'''
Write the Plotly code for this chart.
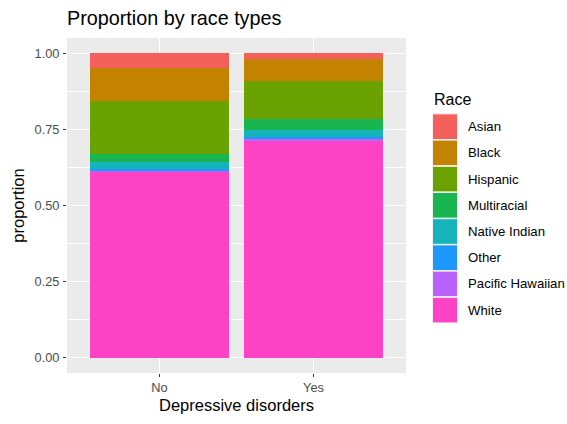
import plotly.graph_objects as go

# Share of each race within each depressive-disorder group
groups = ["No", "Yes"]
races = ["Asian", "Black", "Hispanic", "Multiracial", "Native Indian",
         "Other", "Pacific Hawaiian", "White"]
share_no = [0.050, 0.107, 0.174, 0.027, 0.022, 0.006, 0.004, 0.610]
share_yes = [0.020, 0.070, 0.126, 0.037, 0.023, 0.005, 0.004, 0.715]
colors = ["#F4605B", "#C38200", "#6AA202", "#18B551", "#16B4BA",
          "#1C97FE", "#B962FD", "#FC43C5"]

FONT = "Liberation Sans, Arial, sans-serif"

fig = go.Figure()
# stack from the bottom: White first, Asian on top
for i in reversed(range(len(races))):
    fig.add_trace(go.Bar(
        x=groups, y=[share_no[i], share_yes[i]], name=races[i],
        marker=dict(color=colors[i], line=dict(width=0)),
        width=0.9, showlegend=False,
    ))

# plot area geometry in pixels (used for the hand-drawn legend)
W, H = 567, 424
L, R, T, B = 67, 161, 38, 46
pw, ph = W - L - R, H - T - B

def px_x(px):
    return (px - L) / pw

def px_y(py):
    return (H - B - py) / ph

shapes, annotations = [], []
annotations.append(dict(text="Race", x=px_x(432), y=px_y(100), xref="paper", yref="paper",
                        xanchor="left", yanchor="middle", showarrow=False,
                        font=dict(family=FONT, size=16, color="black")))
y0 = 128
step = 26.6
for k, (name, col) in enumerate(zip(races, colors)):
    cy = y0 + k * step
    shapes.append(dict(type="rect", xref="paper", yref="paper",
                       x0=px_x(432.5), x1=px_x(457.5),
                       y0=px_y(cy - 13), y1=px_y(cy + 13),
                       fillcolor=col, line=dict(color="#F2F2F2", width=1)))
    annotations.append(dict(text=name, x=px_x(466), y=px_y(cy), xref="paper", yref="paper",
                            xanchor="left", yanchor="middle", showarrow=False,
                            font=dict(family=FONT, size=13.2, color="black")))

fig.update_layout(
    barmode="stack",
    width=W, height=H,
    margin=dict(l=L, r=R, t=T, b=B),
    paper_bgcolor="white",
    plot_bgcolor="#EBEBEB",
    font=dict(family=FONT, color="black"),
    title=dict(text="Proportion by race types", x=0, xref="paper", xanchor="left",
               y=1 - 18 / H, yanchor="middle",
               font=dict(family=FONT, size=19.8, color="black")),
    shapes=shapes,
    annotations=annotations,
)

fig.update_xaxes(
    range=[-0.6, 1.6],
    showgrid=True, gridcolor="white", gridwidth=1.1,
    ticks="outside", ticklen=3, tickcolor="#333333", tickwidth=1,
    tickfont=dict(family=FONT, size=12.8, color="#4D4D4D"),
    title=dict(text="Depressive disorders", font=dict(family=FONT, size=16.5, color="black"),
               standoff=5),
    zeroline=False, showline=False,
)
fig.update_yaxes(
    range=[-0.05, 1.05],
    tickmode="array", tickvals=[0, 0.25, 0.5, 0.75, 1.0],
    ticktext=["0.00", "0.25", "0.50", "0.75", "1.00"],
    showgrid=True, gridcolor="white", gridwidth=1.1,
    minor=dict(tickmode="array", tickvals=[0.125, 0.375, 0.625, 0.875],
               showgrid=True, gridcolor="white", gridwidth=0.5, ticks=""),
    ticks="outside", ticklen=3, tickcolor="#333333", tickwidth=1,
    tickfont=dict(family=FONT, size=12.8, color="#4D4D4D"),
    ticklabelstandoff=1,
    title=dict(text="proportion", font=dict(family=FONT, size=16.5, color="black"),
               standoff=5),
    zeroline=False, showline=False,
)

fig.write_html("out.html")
'''
TASK PROMPT
Set down again, exactly, the lines of the material above from its first line to the one with "import plotly.graph_objects as go", inclusive. Leave the pictures out.

SOLVED EXERCISE
Write the Plotly code for this chart.
import plotly.graph_objects as go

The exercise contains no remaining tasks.